- [What is asked]: The line holding "21.2, 21.4, 20.8]" is the last one to output; start at the first line of the data, keep every line in between exactly, and leave out pictures.

** Start **

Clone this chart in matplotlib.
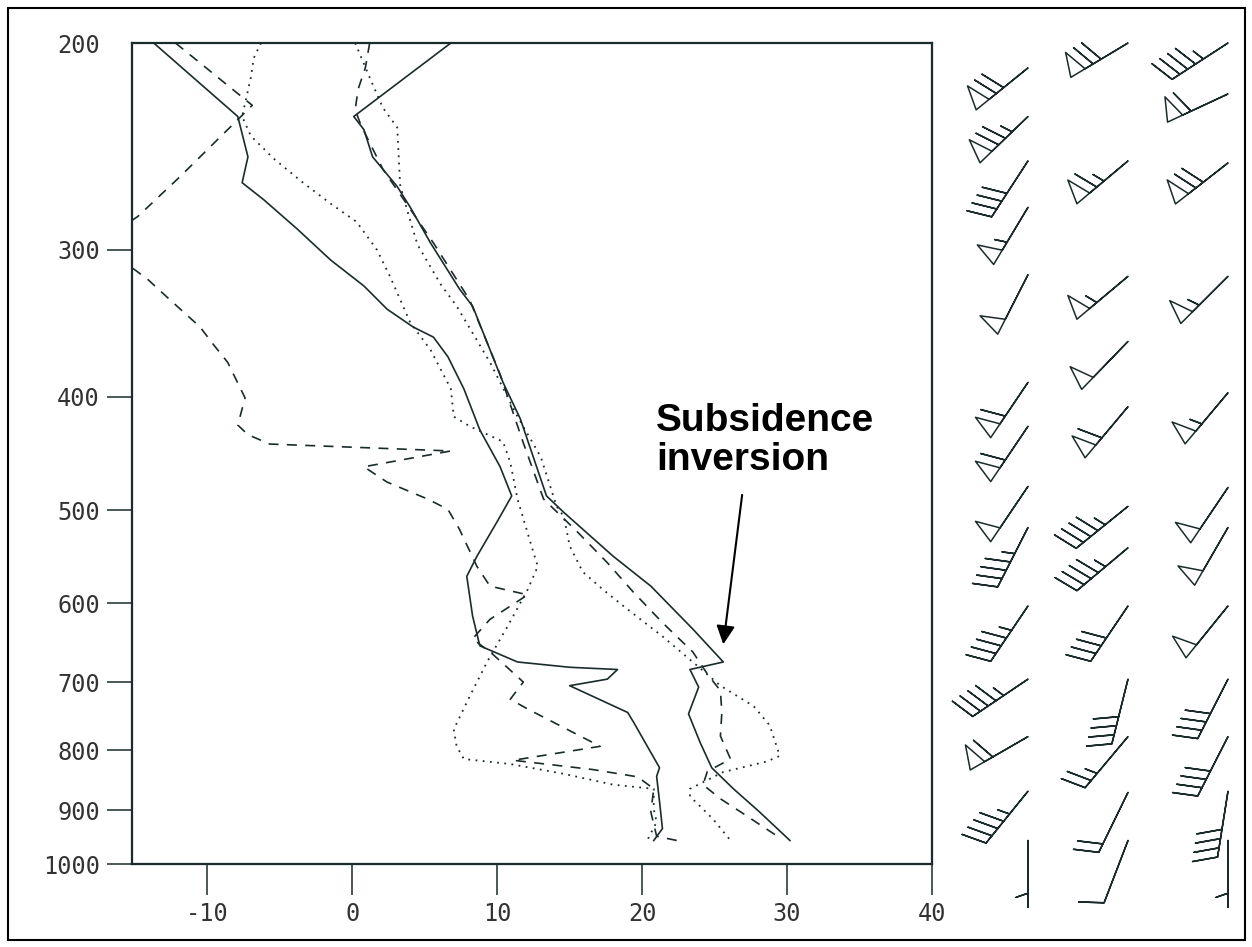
import numpy as np
import matplotlib
matplotlib.use('Agg')
import matplotlib.pyplot as plt
from matplotlib.patches import Rectangle
from matplotlib.ticker import FixedLocator, NullLocator

plt.rcParams['axes.unicode_minus'] = False

# sounding 1 (solid)
p_t1 = [200, 231, 237, 250, 265, 276, 296, 324, 335, 389, 418, 486, 502, 547, 580,
        631, 673, 683, 707, 745, 788, 828, 863, 903, 955]
t_t1 = [6.8, 0.1, 0.8, 1.4, 3.1, 4.0, 5.4, 7.4, 8.3, 10.4, 11.6, 13.4, 14.6, 18.0, 20.6,
        23.5, 25.6, 23.3, 23.9, 23.2, 24.0, 24.8, 26.3, 28.1, 30.2]
p_d1 = [200, 231, 250, 263, 272, 288, 306, 322, 337, 349, 356, 370, 394, 427, 459, 486,
        511, 547, 569, 615, 652, 673, 680, 683, 696, 705, 743, 757, 828, 842, 885, 933, 955]
t_d1 = [-13.7, -7.9, -7.2, -7.6, -6.1, -3.8, -1.5, 0.8, 2.4, 4.2, 5.6, 6.6, 7.7, 8.8, 10.2, 11.0,
        10.0, 8.6, 7.9, 8.3, 8.8, 11.4, 15.0, 18.3, 17.6, 15.0, 19.0, 19.4, 21.2, 21.0, 21.2, 21.4, 20.8]

# sounding 2 (dashed)
p_t2 = [200, 210, 219, 228, 235, 256, 296, 331, 383, 438, 489, 521, 554, 587, 623,
        660, 689, 712, 743, 778, 814, 834, 856, 880, 903, 950]
t_t2 = [1.2, 0.9, 0.4, 0.2, 0.6, 2.1, 5.6, 8.1, 10.2, 11.8, 13.2, 15.5, 17.6, 19.4, 21.4,
        23.5, 24.5, 25.4, 25.5, 25.4, 26.1, 24.5, 24.2, 25.4, 26.8, 29.5]
p_d2 = [200, 226, 260, 281, 296, 318, 329, 349, 361, 374, 401, 423, 431, 439, 441, 445,
        459, 473, 489, 499, 519, 558, 580, 590, 619, 643, 663, 700, 724, 738, 794, 816,
        831, 843, 863, 903, 947, 955]
t_d2 = [-12.2, -6.9, -11.9, -14.8, -17.5, -14.1, -12.8, -10.5, -9.6, -8.6, -7.4, -7.9, -7.2, -5.7, -1.5, 6.8,
        0.8, 2.4, 5.2, 6.6, 7.4, 8.6, 9.5, 12.1, 9.5, 8.3, 9.7, 11.8, 10.9, 12.1, 17.1, 11.1,
        16.6, 19.7, 20.8, 20.6, 21.0, 22.4]

# sounding 3 (dotted)
p_t3 = [200, 214, 227, 236, 264, 278, 297, 321, 335, 374, 416, 450, 496, 506, 536, 564,
        584, 603, 640, 678, 705, 734, 762, 809, 818, 835, 863, 876, 893, 916, 955]
t_t3 = [0.2, 1.2, 2.1, 3.1, 3.3, 3.8, 4.5, 6.1, 7.2, 9.5, 11.4, 13.0, 14.1, 14.6, 15.0, 15.9,
        17.3, 18.7, 21.4, 23.8, 25.4, 27.7, 28.8, 29.5, 28.6, 25.6, 23.3, 23.3, 24.0, 24.9, 26.1]
p_d3 = [200, 206, 214, 231, 240, 251, 263, 274, 284, 300, 316, 346, 365, 394, 416, 424,
        437, 455, 489, 543, 558, 584, 628, 673, 720, 768, 794, 814, 822, 838, 856, 863,
        898, 921, 952]
t_d3 = [-6.3, -6.8, -7.0, -7.6, -7.0, -5.4, -3.4, -1.5, 0.3, 1.7, 2.6, 4.0, 5.4, 6.8, 7.0, 8.1,
        10.4, 10.9, 11.4, 12.5, 12.8, 12.1, 10.7, 9.3, 8.1, 7.0, 7.2, 7.7, 10.9, 14.6, 18.0, 20.8,
        20.8, 21.0, 20.4]

# winds: pressure (hPa), direction (deg), speed (kt) for each column
p_w1 = [210, 231, 252, 276, 315, 389, 424, 477, 517, 603, 696, 779, 867, 955]
d_w1 = [231, 226, 213, 211, 207, 214, 214, 214, 207, 214, 236, 240, 219, 180]
s_w1 = [70, 75, 40, 55, 50, 60, 60, 50, 45, 45, 45, 60, 45, 5]
p_w2 = [200, 252, 316, 359, 408, 496, 538, 603, 696, 779, 869, 955]
d_w2 = [239, 230, 230, 224, 220, 231, 230, 214, 194, 220, 206, 201]
s_w2 = [70, 65, 55, 50, 60, 45, 45, 40, 40, 25, 20, 10]
p_w3 = [200, 221, 253, 316, 397, 478, 517, 603, 696, 779, 867, 955]
d_w3 = [237, 245, 232, 225, 220, 214, 210, 219, 207, 207, 189, 180]
s_w3 = [45, 60, 70, 55, 55, 50, 50, 50, 40, 40, 40, 5]

p_ticks = [200, 300, 400, 500, 600, 700, 800, 900, 1000]
t_ticks = [-10, 0, 10, 20, 30, 40]

ink = '#1b2b2b'
W, H = 1252, 947
fig = plt.figure(figsize=(W / 100, H / 100), dpi=100)

ax = fig.add_axes([132 / W, 1 - 864 / H, 800 / W, 821 / H])
ax.set_yscale('log')
ax.set_ylim(1000, 200)
ax.set_xlim(-15.2, 40)

lw = 1.2
ax.plot(t_t1, p_t1, color=ink, lw=lw, ls='-')
ax.plot(t_d1, p_d1, color=ink, lw=lw, ls='-')
ax.plot(t_t2, p_t2, color=ink, lw=lw, ls=(0, (6, 5)))
ax.plot(t_d2, p_d2, color=ink, lw=lw, ls=(0, (6, 5)))
ax.plot(t_t3, p_t3, color=ink, lw=1.3, ls=(0, (1, 3)))
ax.plot(t_d3, p_d3, color=ink, lw=1.3, ls=(0, (1, 3)))

ax.yaxis.set_major_locator(FixedLocator(p_ticks))
ax.yaxis.set_minor_locator(NullLocator())
ax.set_yticklabels([str(p) for p in p_ticks])
ax.set_xticks(t_ticks)
ax.set_xticklabels([str(t) for t in t_ticks])
ax.yaxis.get_major_ticks()[0].tick1line.set_visible(False)

for s in ax.spines.values():
    s.set_linewidth(1.6)
    s.set_color(ink)
ax.tick_params(axis='y', direction='out', length=18, width=1.1, pad=5, colors=ink,
               labelsize=17, labelcolor='#333333')
ax.tick_params(axis='x', direction='out', length=22, width=1.1, pad=5, colors=ink,
               labelsize=17, labelcolor='#333333')
for lab in ax.get_xticklabels() + ax.get_yticklabels():
    lab.set_family('DejaVu Sans Mono')

ax.text(0.655, 0.561, 'Subsidence\ninversion', transform=ax.transAxes, ha='left', va='top',
        fontsize=28, fontweight='bold', family='Liberation Sans', linespacing=1.08, color='black')
ax.annotate('', xy=(25.6, 650), xytext=(26.9, 485),
            arrowprops=dict(arrowstyle='-|>', color='black', lw=1.5, mutation_scale=28,
                            shrinkA=0, shrinkB=0))

# wind barbs
bx = fig.add_axes([940 / W, 1 - 864 / H, 312 / W, 821 / H])
bx.set_yscale('log')
bx.set_ylim(1000, 200)
bx.set_xlim(-0.88, 2.24)
bx.axis('off')
for col, (pw, dw, sw) in enumerate([(p_w1, d_w1, s_w1), (p_w2, d_w2, s_w2), (p_w3, d_w3, s_w3)]):
    rad = np.deg2rad(dw)
    u = -np.array(sw) * np.sin(rad)
    v = -np.array(sw) * np.cos(rad)
    bx.barbs(np.full(len(pw), col), pw, u, v, length=9.8, barbcolor=ink, flagcolor='white',
             linewidth=1.1, sizes=dict(spacing=0.14, height=0.36, width=0.25), clip_on=False)

fig.add_artist(Rectangle((8 / W, 1 - 940 / H), 1237 / W, 932 / H, transform=fig.transFigure,
                         fill=False, edgecolor='black', linewidth=1.5))

fig.savefig('out.png', dpi=100, facecolor='white')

** End **

- [Answer to the task]:
Clone this chart in matplotlib.
import numpy as np
import matplotlib
matplotlib.use('Agg')
import matplotlib.pyplot as plt
from matplotlib.patches import Rectangle
from matplotlib.ticker import FixedLocator, NullLocator

plt.rcParams['axes.unicode_minus'] = False

# sounding 1 (solid)
p_t1 = [200, 231, 237, 250, 265, 276, 296, 324, 335, 389, 418, 486, 502, 547, 580,
        631, 673, 683, 707, 745, 788, 828, 863, 903, 955]
t_t1 = [6.8, 0.1, 0.8, 1.4, 3.1, 4.0, 5.4, 7.4, 8.3, 10.4, 11.6, 13.4, 14.6, 18.0, 20.6,
        23.5, 25.6, 23.3, 23.9, 23.2, 24.0, 24.8, 26.3, 28.1, 30.2]
p_d1 = [200, 231, 250, 263, 272, 288, 306, 322, 337, 349, 356, 370, 394, 427, 459, 486,
        511, 547, 569, 615, 652, 673, 680, 683, 696, 705, 743, 757, 828, 842, 885, 933, 955]
t_d1 = [-13.7, -7.9, -7.2, -7.6, -6.1, -3.8, -1.5, 0.8, 2.4, 4.2, 5.6, 6.6, 7.7, 8.8, 10.2, 11.0,
        10.0, 8.6, 7.9, 8.3, 8.8, 11.4, 15.0, 18.3, 17.6, 15.0, 19.0, 19.4, 21.2, 21.0, 21.2, 21.4, 20.8]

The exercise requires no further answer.